Sauf que... la brique, le béton (même verts), ça ajoute quoi à la qualité de l’éducation ou à l’accessibilité du postsecondaire ? Malheureusement, pas grand-chose, un peu comme toute la publicité du monde n’améliorera pas ce que plusieurs insistent pour nommer le goût de la Coors Light.
« Est froide », menoum toi. Blague à part, bois pas ça chaud : tu vas la goûter.

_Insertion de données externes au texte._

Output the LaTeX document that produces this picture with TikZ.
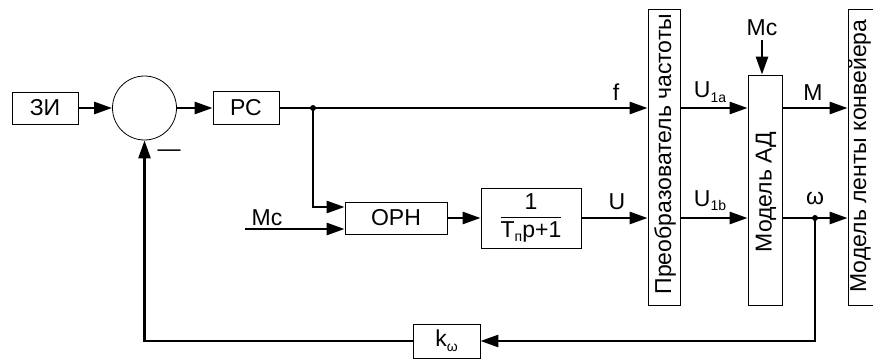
\documentclass[tikz,border=0pt]{standalone}
\usepackage{fontspec}
\setmainfont{Liberation Sans}
\usetikzlibrary{arrows.meta,calc}
\newcommand\subsc[1]{\raisebox{-0.2em}{\fontsize{14}{14}\selectfont #1}}
\begin{document}
\begin{tikzpicture}[x=1pt,y=-1pt,
  every node/.style={font=\fontsize{23}{27}\selectfont, inner sep=0pt},
  blk/.style={draw, line width=0.8pt, rectangle},
  wire/.style={line width=2.6pt},
  arr/.style={wire, -{Triangle[length=18pt,width=12pt]}},
  dot/.style={circle, fill, minimum size=6pt, inner sep=0pt},
  lbl/.style={anchor=base}]
\useasboundingbox (0,0) rectangle (873,361);
\clip (0,0) rectangle (873,361);
% blocks
\node[blk, minimum width=66pt, minimum height=32pt] (zi) at (45,108) {ЗИ};
\node[draw, line width=0.8pt, circle, minimum size=64pt] (circ) at (144.5,108) {};
\node[blk, minimum width=66pt, minimum height=33pt] (rc) at (246,108) {РС};
\node[blk, minimum width=102pt, minimum height=32pt] (orn) at (396,218) {ОРН};
\node[blk, minimum width=100pt, minimum height=60pt] (tf) at (531,218)
  {\begin{tabular}{@{}c@{}}1\\[-1pt]\hline\rule{0pt}{20pt}T\subsc{п}p+1\end{tabular}};
\node[blk, minimum width=32pt, minimum height=296pt] (pch) at (664,157) {};
\node[rotate=90] (pchT) at (665,154) {Преобразователь частоты};
\node[blk, minimum width=34pt, minimum height=230pt] (ad) at (765,190) {};
\node[rotate=90] (adT) at (766,192) {Модель АД};
\node[blk, minimum width=32pt, minimum height=296pt] (mlk) at (864,157) {};
\node[rotate=90] (mlkT) at (860,156) {Модель ленты конвейера};
\node[blk, minimum width=67pt, minimum height=34pt] (kw) at (446.5,341) {k\subsc{ω}};
% labels and points
\coordinate (j1) at (313,108);
\coordinate (j2) at (815,218);
\coordinate (mcin) at (245,229);
\node[lbl] (fL) at (616,100) {f};
\node[lbl] (u1aL) at (710,98) {U\subsc{1a}};
\node[lbl] (mL) at (813,100) {M};
\node[lbl] (u1bL) at (710,206) {U\subsc{1b}};
\node[lbl] (omL) at (815,204) {ω};
\node[lbl] (uL) at (617,209) {U};
\node[lbl] (mcL) at (267,225) {Мс};
\node (mcT) at (762,28) {Мс};
\node (minus) at (169,153) {—};
% connectors
\draw[arr] (zi.east) -- (circ.west);
\draw[arr] (circ.east) -- (rc.west);
\draw[arr] (rc.east) -- (pch.west |- rc.east);
\draw[arr] (j1) |- ($(orn.west)+(0,-11)$);
\draw[arr] (mcin) -- (orn.west |- mcin);
\draw[arr] (orn.east) -- (tf.west);
\draw[arr] (tf.east) -- (pch.west |- tf.east);
\draw[arr] (pch.east |- rc.east) -- (ad.west |- rc.east);
\draw[arr] (pch.east |- tf.east) -- (ad.west |- tf.east);
\draw[arr] ($(mcT.south)+(0,4)$) -- (mcT.south |- ad.north);
\draw[arr] (ad.east |- rc.east) -- (mlk.west |- rc.east);
\draw[arr] (ad.east |- tf.east) -- (mlk.west |- tf.east);
\draw[arr] (j2) |- (kw.east);
\draw[arr] (kw.west) -| (circ.south);
\node[dot] (d1) at (j1) {};
\node[dot] (d2) at (j2) {};
\end{tikzpicture}
\end{document}
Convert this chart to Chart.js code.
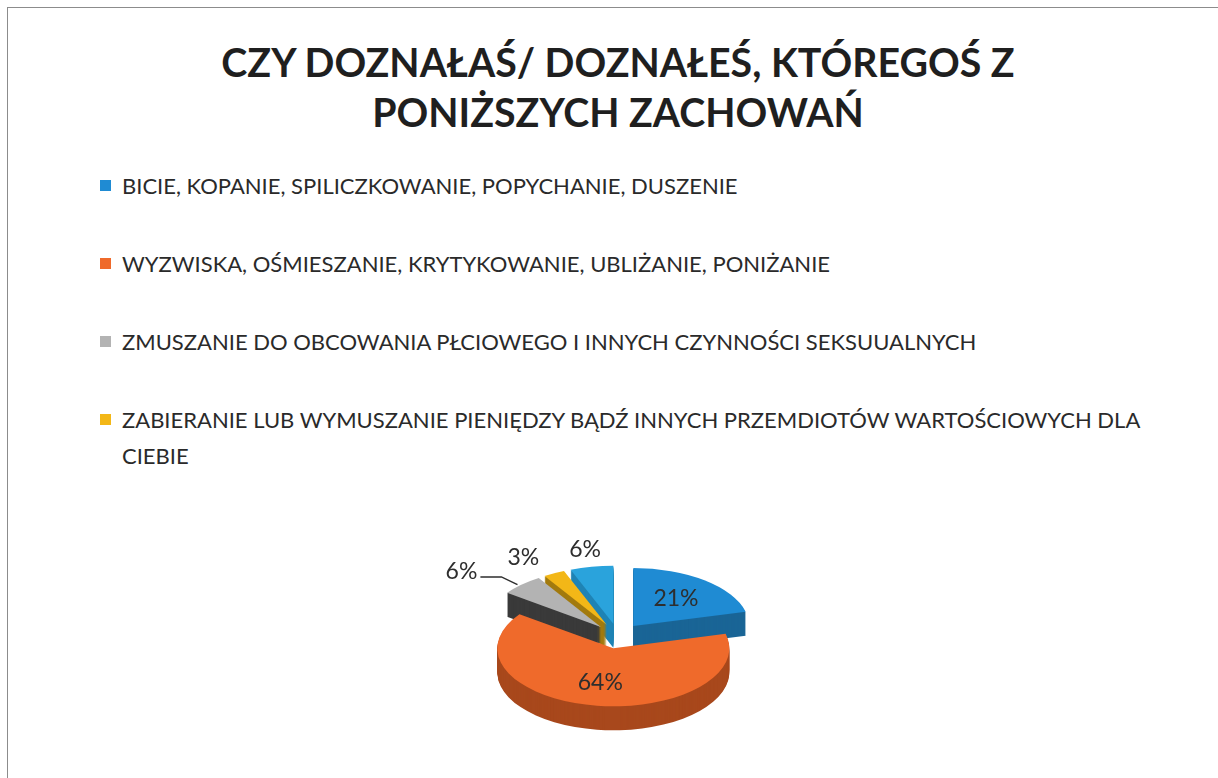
<!DOCTYPE html>
<html>
<head>
<meta charset="utf-8">
<script src="https://cdn.jsdelivr.net/npm/chart.js@4.4.0/dist/chart.umd.min.js"></script>
<style>
  html, body { margin: 0; padding: 0; background: #fff; }
  body { width: 1218px; height: 778px; position: relative; overflow: hidden; font-family: 'Lato', 'Open Sans', sans-serif; }
  #frame { position: absolute; left: 7px; top: 7px; width: 1260px; height: 820px; border-top: 1px solid #8c8c8c; border-left: 1px solid #8c8c8c; }
  #title { position: absolute; left: 0; width: 1236px; top: 37px; text-align: center; font-weight: bold; font-size: 39.3px; line-height: 50px; color: #1f1f1f; }
  #legend { position: absolute; left: 100px; top: 168px; width: 1060px; font-size: 22px; color: #2a2a2a; }
  .item { position: relative; padding-left: 22px; line-height: 36px; margin-bottom: 42px; }
  .box { position: absolute; left: 0; top: 12px; width: 11px; height: 11px; }
  #pieBox { position: absolute; left: 418px; top: 506px; width: 400px; height: 260px; }
</style>
</head>
<body>
<div id="frame"></div>
<div id="title">CZY DOZNAŁAŚ/ DOZNAŁEŚ, KTÓREGOŚ Z<br>PONIŻSZYCH ZACHOWAŃ</div>
<div id="legend"></div>
<div id="pieBox"><canvas id="chart"></canvas></div>
<script>
// Czy doznałaś/doznałeś któregoś z poniższych zachowań – 3D exploded pie

const labels = [
  'BICIE, KOPANIE, SPILICZKOWANIE, POPYCHANIE, DUSZENIE',
  'WYZWISKA, OŚMIESZANIE, KRYTYKOWANIE, UBLIŻANIE, PONIŻANIE',
  'ZMUSZANIE DO OBCOWANIA PŁCIOWEGO I INNYCH CZYNNOŚCI SEKSUUALNYCH',
  'ZABIERANIE LUB WYMUSZANIE PIENIĘDZY BĄDŹ INNYCH PRZEMDIOTÓW WARTOŚCIOWYCH DLA CIEBIE',
  ''
];
const values = [21, 64, 6, 3, 6];

const topColors  = ['#1f8bd3', '#ef6a2b', '#b3b3b3', '#f3b717', '#2aa3dc'];
const sideColors = ['#1a6596', '#a8481c', '#3a3a3a', '#a27a0e', '#1f83b4'];

const squash = 0.5;
const depth = 24;

// legend (only the named categories)
const legendEl = document.getElementById('legend');
labels.forEach((txt, i) => {
  if (!txt) return;
  const d = document.createElement('div');
  d.className = 'item';
  d.innerHTML = '<span class="box" style="background:' + topColors[i] + '"></span>' + txt;
  legendEl.appendChild(d);
});

function withSquash(ctx, cx, cy, dy) {
  ctx.translate(0, dy);
  ctx.translate(cx, cy);
  ctx.scale(1, squash);
  ctx.translate(-cx, -cy);
}

function slicePath(ctx, el) {
  const { x, y, startAngle, endAngle, outerRadius } = el;
  const mid = (startAngle + endAngle) / 2;
  const off = el.options.offset || 0;
  const ox = x + Math.cos(mid) * off, oy = y + Math.sin(mid) * off;
  ctx.beginPath();
  ctx.moveTo(ox, oy);
  ctx.arc(ox, oy, outerRadius, startAngle, endAngle);
  ctx.closePath();
}

const pie3d = {
  id: 'pie3d',
  beforeDatasetsDraw(chart) {
    const ctx = chart.ctx;
    const els = chart.getDatasetMeta(0).data;
    const cx = els[0].x, cy = els[0].y;
    const midY = el => Math.sin((el.startAngle + el.endAngle) / 2);
    const order = els.map((el, i) => i).sort((a, b) => midY(els[a]) - midY(els[b]));
    order.forEach(i => {
      const el = els[i];
      ctx.fillStyle = sideColors[i];
      for (let d = depth; d > 0; d--) {
        ctx.save();
        withSquash(ctx, cx, cy, d);
        slicePath(ctx, el);
        ctx.fill();
        ctx.restore();
      }
      ctx.save();
      withSquash(ctx, cx, cy, 0);
      slicePath(ctx, el);
      ctx.fillStyle = el.options.backgroundColor;
      ctx.fill();
      ctx.restore();
    });
    return false;
  },
  afterDraw(chart) {
    const ctx = chart.ctx;
    const els = chart.getDatasetMeta(0).data;
    const total = values.reduce((a, b) => a + b, 0);
    ctx.save();
    ctx.font = '23px Lato';
    ctx.textAlign = 'center';
    ctx.textBaseline = 'middle';
    ctx.fillStyle = '#2e2e2e';
    ctx.strokeStyle = '#2e2e2e';
    ctx.lineWidth = 1.5;
    const placed = [];
    const gap = 30;
    // place labels from the top slice going counter-clockwise
    const idx = els.map((el, i) => i).sort((a, b) => {
      const ma = (els[a].startAngle + els[a].endAngle) / 2;
      const mb = (els[b].startAngle + els[b].endAngle) / 2;
      return mb - ma;
    });
    idx.forEach(i => {
      const el = els[i];
      const cx = el.x, cy = el.y;
      const mid = (el.startAngle + el.endAngle) / 2;
      const off = el.options.offset || 0;
      const txt = values[i] + '%';
      const inside = values[i] / total > 0.1;
      const r = inside ? el.outerRadius * 0.6 + off : el.outerRadius * 1.3 + off;
      let x = cx + Math.cos(mid) * r;
      const y = cy + Math.sin(mid) * r * squash;
      if (inside) { ctx.fillText(txt, x, y); return; }
      const w = ctx.measureText(txt).width, h = 22;
      placed.forEach(p => {
        if (Math.abs(p.y - y) < h && x + w / 2 + gap > p.x - p.w / 2 && x < p.x) {
          x = p.x - p.w / 2 - gap - w / 2;
        }
      });
      placed.push({ x, y, w });
      ctx.fillText(txt, x, y);
      const ex = cx + Math.cos(mid) * (el.outerRadius + off);
      const ey = cy + Math.sin(mid) * (el.outerRadius + off) * squash;
      if (ex - (x + w / 2) > 25) {
        ctx.beginPath();
        ctx.moveTo(x + w / 2 + 3, y + 5);
        ctx.lineTo(x + w / 2 + 24, y + 5);
        ctx.lineTo(ex - 4, ey);
        ctx.stroke();
      }
    });
    ctx.restore();
  }
};

new Chart(document.getElementById('chart').getContext('2d'), {
  type: 'pie',
  data: {
    labels,
    datasets: [{
      data: values,
      backgroundColor: topColors,
      borderWidth: 0,
      offset: 25,
      radius: 116
    }]
  },
  options: {
    responsive: true,
    maintainAspectRatio: false,
    animation: false,
    events: [],
    plugins: {
      legend: { display: false },
      tooltip: { enabled: false }
    }
  },
  plugins: [pie3d]
});
</script>
</body>
</html>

Car même avec tout ça, le message qui ressort est celui-ci : « si on avait de l’argent, tout ça serait déjà fait ! On veut bien, mais... » Et d’où viendrait cet argent ? Des subventions gouvernementales en temps normal. Et le gouvernement – gestionnaire du bien public – aurait tout de même intérêt à ce que les universités et collèges de la province bénéficient d’infrastructures en bon état. Mais dans les cas d’entretien, pas de ruban à couper...
Cela dit, le gouvernement, comme les universités, sait que l’entretien de toutes ces infrastructures est une chose onéreuse, une dépense sans fin. Exception faite, peut-être, des infrastructures vertes, qui permettent de réaliser des économies qui compassent les coûts de construction. Ce qui nous donne une raison de plus pour dire que le gouvernement aurait intérêt à financer les infrastructures publiques (bien que les universités soient dans une sorte de néant existentiel quand on demande qui les possède).
Ce qui nous amène à l’aide financière. À première vue, l’ajout de 20 M$ en bourses est un geste de bonne foi de l’institution, et qui sans aucun doute saura aider bien des étudiant.e.s à faire face au coût des études. Mais c’est le fait que ces études coûtent de plus en plus cher que les bourses ne peuvent obscurcir ; ce problème dont personne ne veut sérieusement discuter.
Puis des bourses de la sorte qui se multiplient – qui ont besoin de se multiplier – ça nous garde le nez où le gouvernement aime qu’on le garde, sur notre propre nombril. Ça érode l’esprit de société, et de là les projets desquels dépend son existence. Mais hey, le problème qui ne me touche pas n’existe pas, right ?
Et c’est problématique, car un jour on se grattera le nombril, et surpriiiiiiiiiiiise!!!
Texte de réflexion - aucune position officielle du C.A. de la FÉÉCUM ne devrait en être nécessairement interprétée.